The Bitcoin cryptocurrency. (Photo: Getty Images/VNA)

Bitcoin rose 3% to close at over $62,000 per BTC on October 4, 2024, following stronger-than-expected US jobs data, capping a week of wild swings for the world’s most popular digital currency.

According to the US Department of Labor, the US economy added 254,000 jobs in September 2024, far exceeding the 140,000 jobs predicted by some economists, indicating the country’s economic resilience. The US unemployment rate also dropped from 4.2% to 4.1%.

These figures, along with easing inflation, reduced the likelihood of aggressive interest rate cuts by the US Federal Reserve (Fed).

The positive jobs report boded well for bitcoin, which had dipped 6% earlier in the week to around $60,000 per BTC, partly due to Middle East tensions. Bitcoin gradually climbed as the market and investors awaited the release of the US September 2024 jobs report.

Per CoinGecko data, a few hours after the report’s release, the leading digital currency rose over 1%. Other cryptocurrencies like Ethereum and XRP witnessed similar gains.

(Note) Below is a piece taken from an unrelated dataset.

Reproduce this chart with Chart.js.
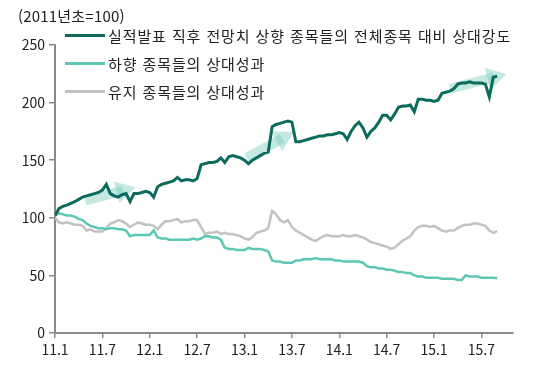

For some analysts, this signified a positive turn for the digital asset market. However, Professor Omid Malekan of Columbia Business School argued that it remained unclear how this news would impact bitcoin’s long-term price trajectory.

Despite bitcoin’s 124% surge in 2023 and its record high of $72,000 per BTC in March 2024, Professor Malekan noted that it had hovered around the $62,000 mark for the past eight months.

According to Malekan, the robust US economy meant the Fed would not cut interest rates as swiftly as the market anticipated.

However, given the events of most of 2024, he believed more time was needed to accurately assess the impact of the US economic situation on bitcoin’s price.

Malekan also pointed to uncertainties surrounding other macroeconomic factors, such as the upcoming US presidential election. He stated that polls, market rumors, and expert predictions all indicated a highly unpredictable outcome, which was significantly affecting digital currencies.